Joaquin Phoenix and the Bodily Cost of Loneliness

There is an unassuming rigidity which possesses Joaquin Phoenix in all of his performances, like the coldness of the world has seeped in and made his limbs brittle and askew. His depiction of Leonard in James Gray’s Two Lovers carefully exemplifies this. In the opening moments, he plunges into a Brooklyn stream, briefly subsumed by waves of freezing cold grief, implied to be one in a series of attempts to take his own life. After he is rescued by passers-by, he plods home, struggling under an invisible weight which presses down on him—on us. Phoenix slumps forward, his ill-fitting shirt falls over his arms and sits taut against his shoulders; engulfed by the clothes he wears, he is physically dragged into the ground.
Loneliness undercuts all of Phoenix’s films, including his most recent venture Beau Is Afraid, where he makes this career-long preoccupation explicit; embodying someone who is literally splintered across time and space. But this ability to channel aimlessness can be undermined by directors who confuse pessimism for depth. Gray’s seemingly dour take on unrequited love in Two Lovers is tinged with a shade of possibility, hopefulness only discernible in the cloudy blur of mid-winter. Late in the film, Leonard is talking to his father (Moni Moshonov) about the prospect of a New Year’s swim in the sea. “Be careful, Pap” he warns. “I will” his father responds, a softer rendering of Leonard’s earlier experience, a callback to the encroaching waves he once swam towards and against. Advice born from intimate experience, passed on to ensure his father feels less alone.

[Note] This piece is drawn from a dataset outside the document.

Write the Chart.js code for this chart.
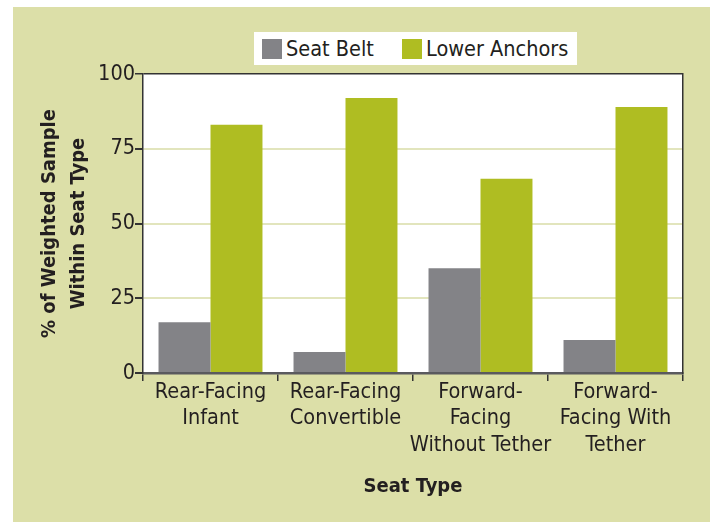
<!DOCTYPE html>
<html>
<head>
<meta charset="utf-8">
<script src="https://cdn.jsdelivr.net/npm/chart.js@4/dist/chart.umd.min.js"></script>
<style>
  body { margin: 0; background: #fff; }
  #panel {
    position: absolute; left: 13px; top: 7px; width: 697px; height: 515px;
    background: #dcdfa8;
  }
  #legend {
    position: absolute; left: 241px; top: 25px; width: 323px; height: 33px;
    background: #fff;
    font-family: 'DejaVu Sans Condensed', 'Liberation Sans Narrow', sans-serif;
    font-size: 21.5px; color: #231f20; white-space: nowrap;
  }
  #legend .item { position: absolute; top: 0; height: 33px; display: flex; align-items: center; }
  #legend .sw { width: 20px; height: 20px; margin-right: 4px; }
  canvas { position: absolute; left: 0; top: 0; }
</style>
</head>
<body>
<div id="panel">
  <canvas id="chart" width="697" height="515"></canvas>
  <div id="legend"></div>
</div>
<script>
// chart data
const seatTypes = [
    ['Rear-Facing', 'Infant'],
    ['Rear-Facing', 'Convertible'],
    ['Forward-', 'Facing', 'Without Tether'],
    ['Forward-', 'Facing With', 'Tether']
];
const seatBelt = [17, 7, 35, 11];
const lowerAnchors = [83, 92, 65, 89];
const seriesNames = ['Seat Belt', 'Lower Anchors'];
const seriesColors = ['#838387', '#afbd22'];
const yTicks = [0, 25, 50, 75, 100];

const fontFamily = "'DejaVu Sans Condensed', 'Liberation Sans Narrow', sans-serif";
Chart.defaults.font.family = fontFamily;
Chart.defaults.color = '#231f20';

// white plot area behind the bars
const plotBackground = {
    id: 'plotBackground',
    beforeDraw(chart) {
        const { ctx, chartArea } = chart;
        ctx.save();
        ctx.fillStyle = '#ffffff';
        ctx.fillRect(chartArea.left, chartArea.top, chartArea.right - chartArea.left, chartArea.bottom - chartArea.top);
        ctx.restore();
    }
};

const ctx = document.getElementById('chart').getContext('2d');

const chart = new Chart(ctx, {
    type: 'bar',
    data: {
        labels: seatTypes,
        datasets: [
            {
                label: seriesNames[0],
                data: seatBelt,
                backgroundColor: seriesColors[0]
            },
            {
                label: seriesNames[1],
                data: lowerAnchors,
                backgroundColor: seriesColors[1]
            }
        ]
    },
    options: {
        responsive: false,
        animation: false,
        devicePixelRatio: 1,
        layout: {
            padding: { left: 0, top: 67, right: 27, bottom: 0 }
        },
        datasets: {
            bar: {
                barPercentage: 1,
                categoryPercentage: 0.77
            }
        },
        plugins: {
            legend: { display: false },
            tooltip: { enabled: false }
        },
        scales: {
            x: {
                grid: {
                    offset: true,
                    drawOnChartArea: false,
                    tickLength: 8,
                    tickColor: '#333',
                    lineWidth: 1.5
                },
                border: {
                    color: '#5a5a5e',
                    width: 2.5
                },
                ticks: {
                    font: { size: 21.5, lineHeight: 1.23 },
                    padding: -2,
                    maxRotation: 0,
                    autoSkip: false
                },
                title: {
                    display: true,
                    text: 'Seat Type',
                    font: { size: 20, weight: 'bold', lineHeight: 1.2 },
                    padding: { top: 0, bottom: 23 }
                },
                afterFit: (scale) => { scale.height = 149; }
            },
            y: {
                min: 0,
                max: 100,
                afterBuildTicks: (scale) => {
                    scale.ticks = yTicks.map(v => ({ value: v }));
                },
                grid: {
                    color: (c) => c.tick && c.tick.value === 100 ? '#333' : (c.tick && c.tick.value === 0 ? 'rgba(0,0,0,0)' : '#e2e5bd'),
                    lineWidth: (c) => c.tick && c.tick.value === 100 ? 1.5 : 2,
                    tickLength: 8,
                    tickColor: '#333'
                },
                border: {
                    color: '#333',
                    width: 1.5
                },
                ticks: {
                    font: { size: 21.5 },
                    padding: 0
                },
                title: {
                    display: true,
                    text: ['% of Weighted Sample', 'Within Seat Type'],
                    font: { size: 20, weight: 'bold', lineHeight: 1.45 },
                    padding: { top: 22.5, bottom: 0 }
                },
                afterFit: (scale) => { scale.width = 130; }
            },
            yRight: {
                position: 'right',
                min: 0,
                max: 100,
                grid: { drawOnChartArea: false, drawTicks: false },
                ticks: { display: false },
                border: { color: '#333', width: 1.5 },
                afterFit: (scale) => { scale.width = 0; }
            }
        }
    },
    plugins: [plotBackground]
});

// legend drawn as html from the dataset settings
const legendEl = document.getElementById('legend');
const legendLeft = [8, 148];
chart.data.datasets.forEach((ds, i) => {
    const item = document.createElement('div');
    item.className = 'item';
    item.style.left = legendLeft[i] + 'px';
    item.innerHTML = '<span class="sw" style="background:' + ds.backgroundColor + '"></span><span>' + ds.label + '</span>';
    legendEl.appendChild(item);
});
</script>
</body>
</html>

Phoenix’s next collaboration with Gray would be similarly defined by solitude. In The Immigrant, Bruno is seemingly better connected than Leonard, armed with a makeshift family of vulnerable people. In reality, he has sequestered himself away from the world, siphoning off women and wielding them for financial gain. Early in the film, his unsettling loneliness is revealed when he reaches out to embrace Ewa (Marion Cotillard), before she steps back, bumping into the rickety furniture, spurning his advances. He erupts, staging an intervention with the other sex workers, forcing them to bear witness to one another’s pain in fittingly performative ways. The connections are flimsy and unearned, crumbling under the weight of the state as the government cracks down on those who are living in New York illegally. Still this loneliness serves the story, necessary to his eventual moral discovery at the end of the film. Phoenix’s performance in both of Gray’s projects are defined by the move from distant observation to involved commitment; his characters are forced to reckon with how their isolation impacts those around them. Both end after imparting their protagonists with a newly complicated understanding of the world.